SpaceX is going to use its ability to reuse rockets cheaply to orbit a lot of satellites. Over 4400 satellites. To provide global wireless telecom services. This will allow them to capture a significant portion of the world’s $887.4 billion per year telecom market.
Capturing 21% of the wireless services world wide translates to over $187 billion per year. NASA’s budget is $18.7 billion per year by comparison. DoD space budget is $7.3 billion per year.
In one year Musk could earn twice as much money as the program described above.
What would Musk do with the rest?
Acquire aerospace companies, keep assets beneficial to his long term vision, restructure other assets, and sell the companies to earn back the acquisition price or even profit.
This is possible because large conglomerates are less than perfectly efficient, and they run some programs at a loss to fund dominance in other programs. By buying Lockheed and Boeing for example, elements now in competition can be joined, other elements can be refined and spun off as companies that focus 100% on what they do best. In short, efficiencies can accrue, which will lower cost for their customers, and give SpaceX all the assets it needs to produce its vison for the future.
Consider what the value of $110 billion profit on $187 billion in sales is as an annuity over 30 years. Discounted at 8% per annum, this is worth $1238.36 billions. Boeing is worth $193 billions, Lockheed $85.3 billions. Northrop Grumman $54.7 billions.
Musk could then upgrade the satellite network, to expand demand for broadband services and capture greater market share.
Musk could then develop solar power satellites that beam laser energy to Earth – and capture the $6400 billion per year energy markets.

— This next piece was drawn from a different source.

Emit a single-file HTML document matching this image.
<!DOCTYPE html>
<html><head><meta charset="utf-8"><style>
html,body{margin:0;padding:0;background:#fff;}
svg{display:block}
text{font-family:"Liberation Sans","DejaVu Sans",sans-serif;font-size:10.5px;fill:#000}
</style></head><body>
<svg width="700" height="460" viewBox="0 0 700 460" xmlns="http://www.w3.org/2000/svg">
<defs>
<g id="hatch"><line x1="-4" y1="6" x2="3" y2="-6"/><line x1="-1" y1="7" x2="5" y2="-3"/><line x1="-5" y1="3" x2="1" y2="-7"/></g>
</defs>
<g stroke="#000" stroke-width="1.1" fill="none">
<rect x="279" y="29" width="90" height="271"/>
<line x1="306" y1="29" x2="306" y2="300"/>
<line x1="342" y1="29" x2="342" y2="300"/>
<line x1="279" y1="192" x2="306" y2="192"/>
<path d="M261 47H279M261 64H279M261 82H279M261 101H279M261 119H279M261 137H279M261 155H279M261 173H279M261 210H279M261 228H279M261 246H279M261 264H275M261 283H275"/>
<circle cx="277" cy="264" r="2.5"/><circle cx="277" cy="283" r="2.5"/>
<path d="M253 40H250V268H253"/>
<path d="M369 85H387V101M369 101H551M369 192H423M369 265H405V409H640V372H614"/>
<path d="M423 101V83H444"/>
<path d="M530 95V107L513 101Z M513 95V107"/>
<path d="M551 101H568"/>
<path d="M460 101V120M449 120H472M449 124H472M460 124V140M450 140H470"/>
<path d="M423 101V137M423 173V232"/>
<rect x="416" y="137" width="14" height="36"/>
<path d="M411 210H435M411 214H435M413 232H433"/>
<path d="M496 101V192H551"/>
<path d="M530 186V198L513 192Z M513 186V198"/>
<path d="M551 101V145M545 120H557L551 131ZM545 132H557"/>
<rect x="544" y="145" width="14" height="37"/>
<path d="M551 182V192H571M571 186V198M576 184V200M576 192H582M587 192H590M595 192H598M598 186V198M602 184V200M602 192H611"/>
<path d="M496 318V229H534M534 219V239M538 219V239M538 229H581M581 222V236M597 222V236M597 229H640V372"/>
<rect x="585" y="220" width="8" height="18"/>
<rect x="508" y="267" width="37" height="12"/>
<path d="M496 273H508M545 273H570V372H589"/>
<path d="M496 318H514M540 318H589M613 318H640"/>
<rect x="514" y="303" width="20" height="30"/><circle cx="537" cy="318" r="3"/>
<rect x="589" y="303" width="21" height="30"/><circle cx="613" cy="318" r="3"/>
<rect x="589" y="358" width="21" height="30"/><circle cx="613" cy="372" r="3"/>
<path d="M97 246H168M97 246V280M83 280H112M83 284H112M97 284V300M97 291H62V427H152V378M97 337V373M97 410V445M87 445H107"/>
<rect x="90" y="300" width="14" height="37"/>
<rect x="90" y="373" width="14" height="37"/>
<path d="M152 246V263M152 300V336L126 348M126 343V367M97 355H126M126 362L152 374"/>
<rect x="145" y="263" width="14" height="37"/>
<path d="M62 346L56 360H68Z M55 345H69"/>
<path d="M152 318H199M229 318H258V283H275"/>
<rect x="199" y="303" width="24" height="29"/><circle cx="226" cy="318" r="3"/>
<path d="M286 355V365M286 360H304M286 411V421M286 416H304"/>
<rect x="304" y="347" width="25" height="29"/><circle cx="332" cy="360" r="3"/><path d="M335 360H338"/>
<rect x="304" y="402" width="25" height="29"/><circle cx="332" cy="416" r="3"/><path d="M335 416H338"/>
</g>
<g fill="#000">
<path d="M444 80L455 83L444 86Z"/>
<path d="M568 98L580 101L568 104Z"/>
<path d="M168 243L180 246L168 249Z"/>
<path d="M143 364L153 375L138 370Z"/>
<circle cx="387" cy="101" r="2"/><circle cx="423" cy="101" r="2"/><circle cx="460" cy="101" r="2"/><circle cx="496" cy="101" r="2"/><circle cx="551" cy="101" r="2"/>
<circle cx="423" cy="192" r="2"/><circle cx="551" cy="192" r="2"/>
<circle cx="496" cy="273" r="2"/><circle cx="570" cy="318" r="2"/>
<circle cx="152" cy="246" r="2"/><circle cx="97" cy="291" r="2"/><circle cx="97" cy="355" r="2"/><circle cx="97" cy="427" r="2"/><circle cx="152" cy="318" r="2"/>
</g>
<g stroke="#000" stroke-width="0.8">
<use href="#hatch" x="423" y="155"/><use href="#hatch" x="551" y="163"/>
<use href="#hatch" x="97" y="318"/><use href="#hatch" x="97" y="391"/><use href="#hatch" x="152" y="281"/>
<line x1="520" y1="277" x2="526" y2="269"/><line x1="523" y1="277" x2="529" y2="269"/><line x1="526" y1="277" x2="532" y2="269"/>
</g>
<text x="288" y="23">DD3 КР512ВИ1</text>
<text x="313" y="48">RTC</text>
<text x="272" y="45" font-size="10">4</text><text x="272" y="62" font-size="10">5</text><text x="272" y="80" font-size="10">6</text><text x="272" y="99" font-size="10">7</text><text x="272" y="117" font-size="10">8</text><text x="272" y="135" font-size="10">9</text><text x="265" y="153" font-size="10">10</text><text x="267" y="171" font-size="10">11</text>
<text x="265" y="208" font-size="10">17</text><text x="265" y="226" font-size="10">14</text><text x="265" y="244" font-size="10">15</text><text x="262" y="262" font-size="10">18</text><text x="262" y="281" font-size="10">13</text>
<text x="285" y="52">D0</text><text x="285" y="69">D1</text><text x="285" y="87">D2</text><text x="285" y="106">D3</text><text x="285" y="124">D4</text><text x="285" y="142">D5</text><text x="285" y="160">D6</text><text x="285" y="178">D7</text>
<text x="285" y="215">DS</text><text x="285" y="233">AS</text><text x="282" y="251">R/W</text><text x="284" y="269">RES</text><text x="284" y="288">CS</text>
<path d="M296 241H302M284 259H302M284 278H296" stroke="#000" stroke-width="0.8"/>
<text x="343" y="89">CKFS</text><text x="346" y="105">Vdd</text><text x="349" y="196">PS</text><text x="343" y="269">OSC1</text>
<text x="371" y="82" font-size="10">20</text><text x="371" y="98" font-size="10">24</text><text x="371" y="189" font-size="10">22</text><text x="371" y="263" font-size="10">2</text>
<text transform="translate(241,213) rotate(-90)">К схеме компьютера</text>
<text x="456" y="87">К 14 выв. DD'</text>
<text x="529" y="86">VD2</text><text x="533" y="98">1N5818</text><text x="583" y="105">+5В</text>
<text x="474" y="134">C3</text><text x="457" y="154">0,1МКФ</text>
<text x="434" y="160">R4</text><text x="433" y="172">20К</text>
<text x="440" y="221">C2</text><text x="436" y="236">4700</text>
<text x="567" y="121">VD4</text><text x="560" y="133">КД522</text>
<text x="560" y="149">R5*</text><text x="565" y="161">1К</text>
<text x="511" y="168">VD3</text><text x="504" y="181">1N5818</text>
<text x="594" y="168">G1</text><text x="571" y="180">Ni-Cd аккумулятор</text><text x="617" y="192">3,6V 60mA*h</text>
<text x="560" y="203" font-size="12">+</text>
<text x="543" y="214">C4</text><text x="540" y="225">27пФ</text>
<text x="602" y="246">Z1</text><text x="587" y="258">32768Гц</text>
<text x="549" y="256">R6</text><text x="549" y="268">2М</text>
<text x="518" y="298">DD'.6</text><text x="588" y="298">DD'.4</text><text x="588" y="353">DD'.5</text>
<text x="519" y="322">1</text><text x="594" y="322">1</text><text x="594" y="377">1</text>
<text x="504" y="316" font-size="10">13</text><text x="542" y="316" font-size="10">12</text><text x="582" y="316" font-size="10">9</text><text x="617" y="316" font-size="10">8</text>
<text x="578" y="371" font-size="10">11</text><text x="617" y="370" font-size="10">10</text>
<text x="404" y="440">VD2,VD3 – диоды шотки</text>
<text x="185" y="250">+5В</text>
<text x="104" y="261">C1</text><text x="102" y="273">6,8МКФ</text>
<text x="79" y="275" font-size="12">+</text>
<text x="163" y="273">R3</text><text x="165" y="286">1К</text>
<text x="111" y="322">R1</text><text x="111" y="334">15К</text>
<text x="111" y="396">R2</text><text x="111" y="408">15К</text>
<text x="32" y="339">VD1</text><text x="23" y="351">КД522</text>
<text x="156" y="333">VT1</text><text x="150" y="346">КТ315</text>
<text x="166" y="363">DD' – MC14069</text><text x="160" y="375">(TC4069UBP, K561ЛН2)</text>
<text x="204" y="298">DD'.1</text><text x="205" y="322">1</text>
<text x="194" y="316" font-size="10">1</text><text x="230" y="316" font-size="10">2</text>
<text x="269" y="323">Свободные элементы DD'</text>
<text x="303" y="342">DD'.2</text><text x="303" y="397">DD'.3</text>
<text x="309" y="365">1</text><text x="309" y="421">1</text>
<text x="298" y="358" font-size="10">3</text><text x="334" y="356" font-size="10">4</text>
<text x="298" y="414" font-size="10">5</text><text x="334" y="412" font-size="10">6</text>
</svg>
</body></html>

This annuity discounted at 8% per year is worth $113,800 billions and can form the basis of a bank of issue to issue currency to support the development of Mars as a colony for long term human habitation.
This can all be done after the 4425 satellites are generating revenue, and before the first flight to Mars. Which has the support of the Trump Administration at least.

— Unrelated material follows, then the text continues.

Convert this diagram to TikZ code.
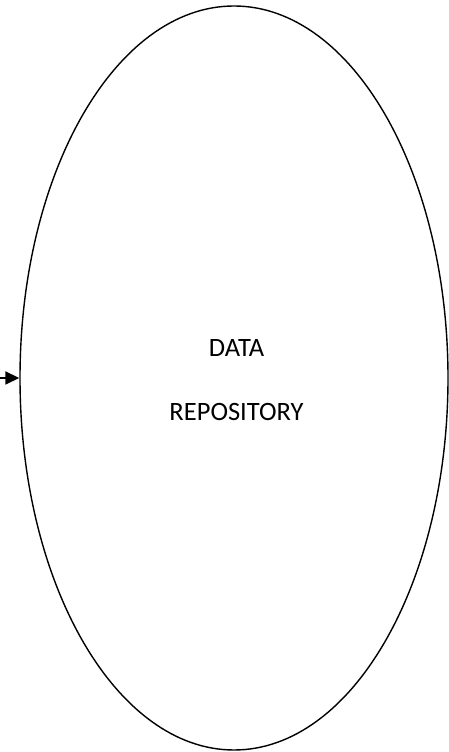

As the President said, ‘these rich guys’ will develop property on Mars. It will be the largest property development opportunity ever!
According to the World Wealth Report there are 175,000 people worth $100 million and more. So, if 4% of these people or 7,000 decide to spend $50 million on automated solar powered homesteads off world, this is $350 billion per year. They will of course hire others.
As prices drop, volume increases, and so do dollar amounts.